Sven has asked some of the T2 folks if they can test a 6.2 RC to verify
the same regression happened, so hopefully we can get confirmation that
this needs fixing (and the fix works), but if we end up getting no
feedback I'd lean towards just getting this applied as a fix since it's
unlikely to break anything and highly likely to fix a regression.

diff --git a/drivers/nvme/host/pci.c b/drivers/nvme/host/pci.c
index b13baccedb4a..91f8adcf6056 100644
--- a/drivers/nvme/host/pci.c
+++ b/drivers/nvme/host/pci.c
@@ -3495,7 +3495,8 @@ static const struct pci_device_id nvme_id_table[] = {
.driver_data = NVME_QUIRK_SINGLE_VECTOR |
NVME_QUIRK_128_BYTES_SQES |
NVME_QUIRK_SHARED_TAGS |
- NVME_QUIRK_SKIP_CID_GEN },
+ NVME_QUIRK_SKIP_CID_GEN |
+ NVME_QUIRK_IDENTIFY_CNS },
{ PCI_DEVICE_CLASS(PCI_CLASS_STORAGE_EXPRESS, 0xffffff) },
{ 0, }
};
--
2.35.1

2023-01-04 12:25:13

by Orlando Chamberlain

[permalink] [raw]
Subject: Re: [PATCH] nvme-pci: Add NVME_QUIRK_IDENTIFY_CNS quirk to Apple T2 controllers

> This mirrors the quirk added to Apple Silicon controllers in apple.c.
> These controllers do not support the Active NS ID List command and
> behave identically to the SoC version judging by existing user
> reports/syslogs, so will need the same fix. This quirk reverts
> back to NVMe 1.0 behavior and disables the broken commands.
>
> Fixes: 811f4de0344d ("nvme: avoid fallback to sequential scan due to transient issues")
> Signed-off-by: Hector Martin <[email protected]>

On T2 macbookpro16,1 with 6.2.0-rc3-00010-g69b41ac87e4a I had this in
dmesg:

nvme nvme0: 1/0/0 default/read/poll queues
nvme nvme0: Identify NS List failed (status=0xb)

And in /dev only nvme0 existed (no nvme0n1*).

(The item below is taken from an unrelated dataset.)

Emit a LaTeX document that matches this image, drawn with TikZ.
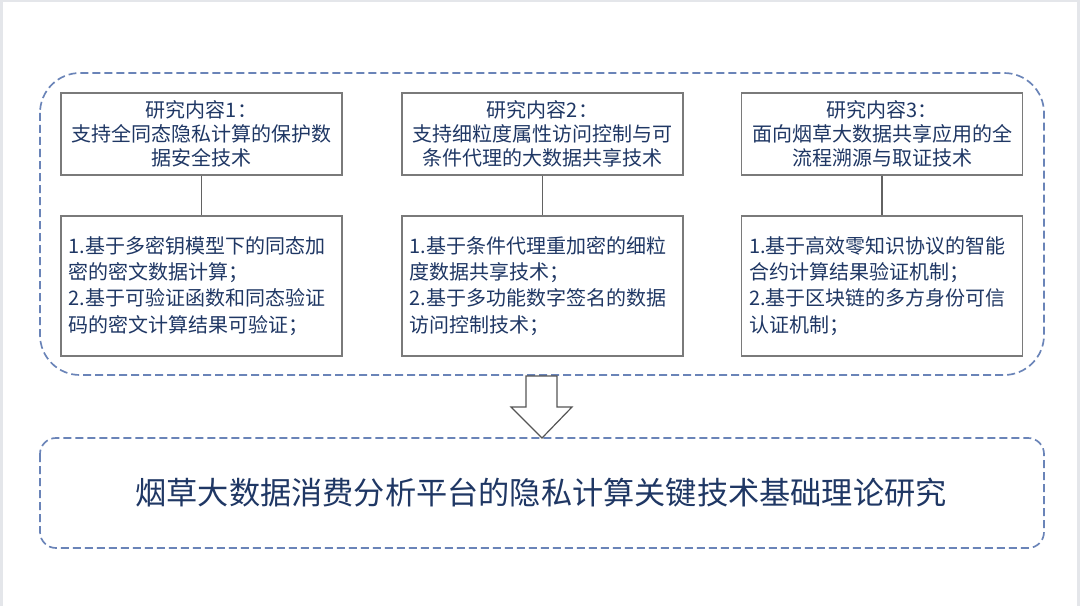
\documentclass[tikz,border=0pt]{standalone}
\usepackage{fontspec}
\setmainfont{Noto Sans CJK SC}
\definecolor{navy}{HTML}{1F3764}
\definecolor{dashblue}{HTML}{6A84B8}
\definecolor{boxgray}{HTML}{7A7A7A}
\definecolor{edgegray}{HTML}{E4E6EA}
\begin{document}
\begin{tikzpicture}[x=0.75pt,y=-0.75pt,
  dashframe/.style={draw=dashblue,line width=1.25pt,dash pattern=on 6pt off 3pt},
  headbox/.style={draw=boxgray,line width=0.9pt,minimum width=281*0.75pt,minimum height=82*0.75pt,
     inner sep=0pt,align=center,text=navy,font=\fontsize{15pt}{18pt}\selectfont},
  bodybox/.style={draw=boxgray,line width=0.9pt,minimum width=281*0.75pt,minimum height=140*0.75pt,
     inner sep=0pt,text=navy,font=\fontsize{15pt}{19.6pt}\selectfont},
  bodytext/.style={align=left,text width=266*0.75pt,inner sep=0pt,text=navy,font=\fontsize{15pt}{19.6pt}\selectfont},
  link/.style={draw=boxgray!80!black,line width=0.8pt}]
\fill[white] (0,0) rectangle (1080,606);
\useasboundingbox (0,0) rectangle (1080,606);
% page edges
\fill[edgegray] (0,0) rectangle (1080,2.5);
\fill[edgegray] (0,0) rectangle (3,606);
\fill[edgegray] (1077,0) rectangle (1080,606);
% frames
\draw[dashframe,rounded corners=30pt] (40,73) rectangle (1044,375);
\draw[dashframe,rounded corners=12pt] (40,438) rectangle (1044,548);
% header boxes
\node[headbox] (h1) at (201.5,134) {研究内容1：\\支持全同态隐私计算的保护数\\据安全技术};
\node[headbox] (h2) at (542.5,134) {研究内容2：\\支持细粒度属性访问控制与可\\条件代理的大数据共享技术};
\node[headbox] (h3) at (882,134) {研究内容3：\\面向烟草大数据共享应用的全\\流程溯源与取证技术};
% body boxes
\node[bodybox] (b1) at (201.5,286) {};
\node[bodybox] (b2) at (542.5,286) {};
\node[bodybox] (b3) at (882,286) {};
\node[bodytext] (t1) at (b1.center) {1.基于多密钥模型下的同态加\\密的密文数据计算；\\2.基于可验证函数和同态验证\\码的密文计算结果可验证；};
\node[bodytext] (t2) at (b2.center) {1.基于条件代理重加密的细粒\\度数据共享技术；\\2.基于多功能数字签名的数据\\访问控制技术；};
\node[bodytext] (t3) at (b3.center) {1.基于高效零知识协议的智能\\合约计算结果验证机制；\\2.基于区块链的多方身份可信\\认证机制；};
% connectors
\draw[link] (h1.south) -- (b1.north);
\draw[link] (h2.south) -- (b2.north);
\draw[link] (h3.south) -- (b3.north);
% big arrow
\draw[draw=boxgray!70!black,line width=0.9pt,fill=white]
  (526,376) -- (557,376) -- (557,407) -- (572,407) -- (542,438) -- (511,407) -- (526,407) -- cycle;
% bottom title
\node[text=navy,font=\fontsize{23.4pt}{28pt}\selectfont] (title) at (541,493) {烟草大数据消费分析平台的隐私计算关键技术基础理论研究};
\end{tikzpicture}
\end{document}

This patch fixed that and /dev/nvme0n1p* existed.

Tested-by: Orlando Chamberlain <[email protected]>

2023-01-08 18:59:10

by Christoph Hellwig

[permalink] [raw]
Subject: Re: [PATCH] nvme-apple: Add NVME_QUIRK_IDENTIFY_CNS quirk to fix regression

Thanks,

I've applied both patches to nvme-6.2.